Social isolation and distress in communities are problems Jane Farmer and her team have been studying for several years, but their latest research aims to come up with a definitive set of advice to councils, agencies, not-for-profit organisations and others about how to grapple with these deep and difficult issues.
Significantly, the study, one of 67 collectively awarded $31.7m under the latest round of the federal government’s Australian Research Council Linkage Projects scheme, will come at the issues from a positive angle.
“We’re taking the approach of looking at strengths – not looking at loneliness but looking at connections,” says Farmer, director of Swinburne University of Technology’s Social Innovation Research Institute.
“If you approach the issue of connecting people up from the point of view that says ‘Are you lonely?’, then it entrenches and spreads the notion of loneliness.
“We are taking the approach of looking at existing social connection and building off what people already have, even if it’s just going to the shops.”
One technique used will be what Farmer calls “go-alongs”, in which researchers will gain consent from community members to accompany them as they go about their normal range of daily activities to gauge how much connection they already have in their local communities.
“We use that as a way of kind of generating a lived experience, a story or narrative, plus we overlay (those movements) on the maps of where the social connection assets are in the community,” Farmer says. The project also includes assessing and working out ways to optimise the digital relationships people may have.

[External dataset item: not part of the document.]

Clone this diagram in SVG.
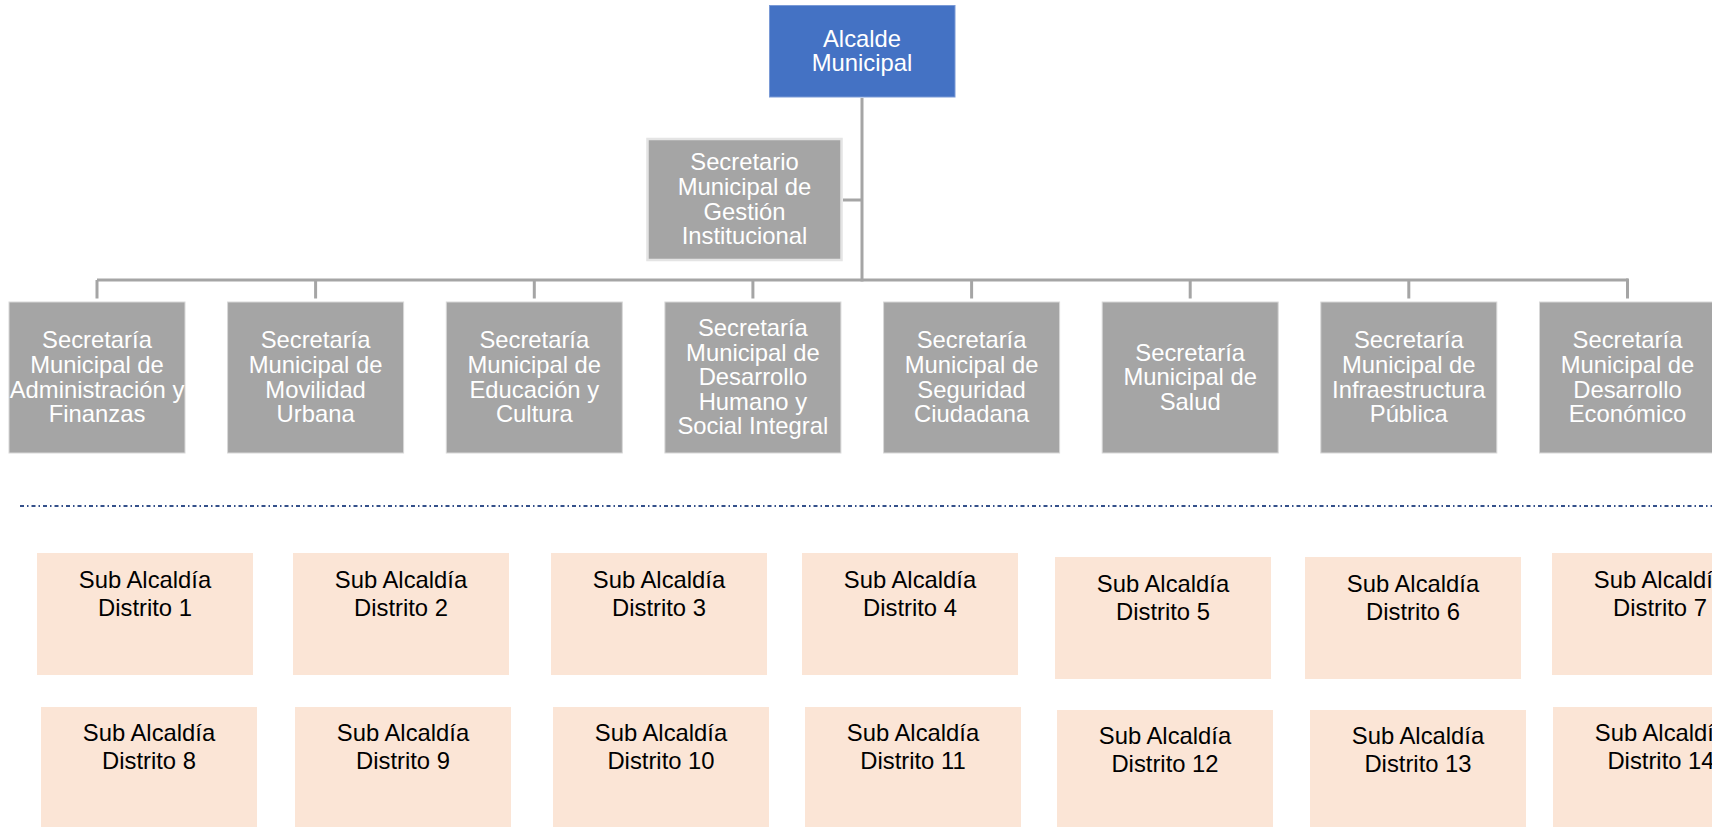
<svg xmlns="http://www.w3.org/2000/svg" width="1712" height="827" viewBox="0 0 1712 827">
<style>
.t{font-family:"Liberation Sans",Arial,sans-serif;font-size:23.8px;text-anchor:middle}
.w{fill:#ffffff}
.k{fill:#000000}
.sec{fill:#a5a5a5;stroke:#d8d8d8;stroke-width:1}
.sub{fill:#fbe5d6}
.conn{stroke:#a5a5a5;stroke-width:3;fill:none}
</style>
<rect width="1712" height="827" fill="#ffffff"/>
<g id="connectors">
<line class="conn" x1="862" y1="98" x2="862" y2="281.5"/>
<line class="conn" x1="843" y1="200" x2="862" y2="200"/>
<line class="conn" x1="97" y1="280" x2="1628" y2="280"/>
<line class="conn" x1="97" y1="280" x2="97" y2="298.5"/>
<line class="conn" x1="315.6" y1="280" x2="315.6" y2="298.5"/>
<line class="conn" x1="534.3" y1="280" x2="534.3" y2="298.5"/>
<line class="conn" x1="752.9" y1="280" x2="752.9" y2="298.5"/>
<line class="conn" x1="971.6" y1="280" x2="971.6" y2="298.5"/>
<line class="conn" x1="1190.2" y1="280" x2="1190.2" y2="298.5"/>
<line class="conn" x1="1408.8" y1="280" x2="1408.8" y2="298.5"/>
<line class="conn" x1="1627.5" y1="278.5" x2="1627.5" y2="298.5"/>
</g>
<g id="alcalde">
<rect x="769.5" y="5.5" width="185.5" height="91.5" fill="#4472c4" stroke="#7a9ad6" stroke-width="1"/>
<text class="t w" x="862" y="46.5">Alcalde</text>
<text class="t w" x="862" y="71">Municipal</text>
</g>
<g id="secretario-gestion">
<rect x="647.5" y="139" width="194" height="121" fill="#a5a5a5" stroke="#e4e4e4" stroke-width="2.5"/>
<text class="t w" x="744.5" y="170.3">Secretario</text>
<text class="t w" x="744.5" y="194.9">Municipal de</text>
<text class="t w" x="744.5" y="219.5">Gestión</text>
<text class="t w" x="744.5" y="244.1">Institucional</text>
</g>
<g id="sec-administracion">
<rect class="sec" x="9" y="302" width="176" height="151"/>
<text class="t w" x="97" y="348.3">Secretaría</text>
<text class="t w" x="97" y="372.9">Municipal de</text>
<text class="t w" x="97" y="397.5">Administración y</text>
<text class="t w" x="97" y="422.1">Finanzas</text>
</g>
<g id="sec-movilidad">
<rect class="sec" x="227.6" y="302" width="176" height="151"/>
<text class="t w" x="315.6" y="348.3">Secretaría</text>
<text class="t w" x="315.6" y="372.9">Municipal de</text>
<text class="t w" x="315.6" y="397.5">Movilidad</text>
<text class="t w" x="315.6" y="422.1">Urbana</text>
</g>
<g id="sec-educacion">
<rect class="sec" x="446.3" y="302" width="176" height="151"/>
<text class="t w" x="534.3" y="348.3">Secretaría</text>
<text class="t w" x="534.3" y="372.9">Municipal de</text>
<text class="t w" x="534.3" y="397.5">Educación y</text>
<text class="t w" x="534.3" y="422.1">Cultura</text>
</g>
<g id="sec-desarrollo-humano">
<rect class="sec" x="664.9" y="302" width="176" height="151"/>
<text class="t w" x="752.9" y="336">Secretaría</text>
<text class="t w" x="752.9" y="360.6">Municipal de</text>
<text class="t w" x="752.9" y="385.2">Desarrollo</text>
<text class="t w" x="752.9" y="409.8">Humano y</text>
<text class="t w" x="752.9" y="434.4">Social Integral</text>
</g>
<g id="sec-seguridad">
<rect class="sec" x="883.6" y="302" width="176" height="151"/>
<text class="t w" x="971.6" y="348.3">Secretaría</text>
<text class="t w" x="971.6" y="372.9">Municipal de</text>
<text class="t w" x="971.6" y="397.5">Seguridad</text>
<text class="t w" x="971.6" y="422.1">Ciudadana</text>
</g>
<g id="sec-salud">
<rect class="sec" x="1102.2" y="302" width="176" height="151"/>
<text class="t w" x="1190.2" y="360.6">Secretaría</text>
<text class="t w" x="1190.2" y="385.2">Municipal de</text>
<text class="t w" x="1190.2" y="409.8">Salud</text>
</g>
<g id="sec-infraestructura">
<rect class="sec" x="1320.8" y="302" width="176" height="151"/>
<text class="t w" x="1408.8" y="348.3">Secretaría</text>
<text class="t w" x="1408.8" y="372.9">Municipal de</text>
<text class="t w" x="1408.8" y="397.5">Infraestructura</text>
<text class="t w" x="1408.8" y="422.1">Pública</text>
</g>
<g id="sec-desarrollo-economico">
<rect class="sec" x="1539.5" y="302" width="176" height="151"/>
<text class="t w" x="1627.5" y="348.3">Secretaría</text>
<text class="t w" x="1627.5" y="372.9">Municipal de</text>
<text class="t w" x="1627.5" y="397.5">Desarrollo</text>
<text class="t w" x="1627.5" y="422.1">Económico</text>
</g>
<line id="separador" x1="20" y1="506" x2="1712" y2="506" stroke="#34508a" stroke-width="1.8" stroke-dasharray="4 3 1.5 3"/>
<g id="d1"><rect class="sub" x="37" y="553" width="216" height="122"/><text class="t k" x="145" y="587.7">Sub Alcaldía</text><text class="t k" x="145" y="615.7">Distrito 1</text></g>
<g id="d2"><rect class="sub" x="293" y="553" width="216" height="122"/><text class="t k" x="401" y="587.7">Sub Alcaldía</text><text class="t k" x="401" y="615.7">Distrito 2</text></g>
<g id="d3"><rect class="sub" x="551" y="553" width="216" height="122"/><text class="t k" x="659" y="587.7">Sub Alcaldía</text><text class="t k" x="659" y="615.7">Distrito 3</text></g>
<g id="d4"><rect class="sub" x="802" y="553" width="216" height="122"/><text class="t k" x="910" y="587.7">Sub Alcaldía</text><text class="t k" x="910" y="615.7">Distrito 4</text></g>
<g id="d5"><rect class="sub" x="1055" y="557" width="216" height="122"/><text class="t k" x="1163" y="591.7">Sub Alcaldía</text><text class="t k" x="1163" y="619.7">Distrito 5</text></g>
<g id="d6"><rect class="sub" x="1305" y="557" width="216" height="122"/><text class="t k" x="1413" y="591.7">Sub Alcaldía</text><text class="t k" x="1413" y="619.7">Distrito 6</text></g>
<g id="d7"><rect class="sub" x="1552" y="553" width="216" height="122"/><text class="t k" x="1660" y="587.7">Sub Alcaldía</text><text class="t k" x="1660" y="615.7">Distrito 7</text></g>
<g id="d8"><rect class="sub" x="41" y="707" width="216" height="122"/><text class="t k" x="149" y="741">Sub Alcaldía</text><text class="t k" x="149" y="769.3">Distrito 8</text></g>
<g id="d9"><rect class="sub" x="295" y="707" width="216" height="122"/><text class="t k" x="403" y="741">Sub Alcaldía</text><text class="t k" x="403" y="769.3">Distrito 9</text></g>
<g id="d10"><rect class="sub" x="553" y="707" width="216" height="122"/><text class="t k" x="661" y="741">Sub Alcaldía</text><text class="t k" x="661" y="769.3">Distrito 10</text></g>
<g id="d11"><rect class="sub" x="805" y="707" width="216" height="122"/><text class="t k" x="913" y="741">Sub Alcaldía</text><text class="t k" x="913" y="769.3">Distrito 11</text></g>
<g id="d12"><rect class="sub" x="1057" y="710" width="216" height="122"/><text class="t k" x="1165" y="744">Sub Alcaldía</text><text class="t k" x="1165" y="772.3">Distrito 12</text></g>
<g id="d13"><rect class="sub" x="1310" y="710" width="216" height="122"/><text class="t k" x="1418" y="744">Sub Alcaldía</text><text class="t k" x="1418" y="772.3">Distrito 13</text></g>
<g id="d14"><rect class="sub" x="1553" y="707" width="216" height="122"/><text class="t k" x="1661" y="741">Sub Alcaldía</text><text class="t k" x="1661" y="769.3">Distrito 14</text></g>
</svg>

“All councils are introducing online services and they want to know how best to do it,” Farmer says. “They’re super cognisant of digital inclusion issues.”
Seeing what is already working well across a range of communities – such as where the points of natural gathering are and what makes them that way – will inform the ultimate aim of setting up newly created suburbs and communities for success, and helping those established to retrofit.
Farmer says it will focus on “looking at what the environment needs to look like, what actions individuals can take, what staffing organisations might need to have, and then what policy might need to do”.
“What I want to do is make something that goes with what they already have,” she says. “So it’s not reinventing the wheel, but fits nicely into their practises and is not completely alien.”
Previous work with the Australian Red Cross Victoria generated a framework of ideas the researchers will test during the course of this research.
A condition of receiving linkage funding is that applicants must partner with and receive financial support from industry, business and community organisations. In announcing the new round, Education Minister Alan Tudge stressed that each must have “real-world benefits for Australians”.
Farmer’s three-year project received $485,000 from the ARC but another $400,000 in funding and additional in-kind support from six partners makes it a nearly $1m enterprise. As well as the Australian Red Cross Victoria, the researchers will work with mental health not-for-profit organisation Neami National, Casey City Council, City of Whittlesea, Wyndham City Council and Today Strategic Design which, among other things, co-designs resources for community use.
Other funding awarded in the linkage round includes $664,000 to Macquarie University to improve satellite communication and manage space debris through the development and use of diamond-based lasers.
The Australian National University received $655,000 to develop a new low-cost hydrogen storage system, and Curtin University received $396,000 to develop an online maritime traffic monitoring system to prevent collisions at sea and streamline the passage of goods and trade.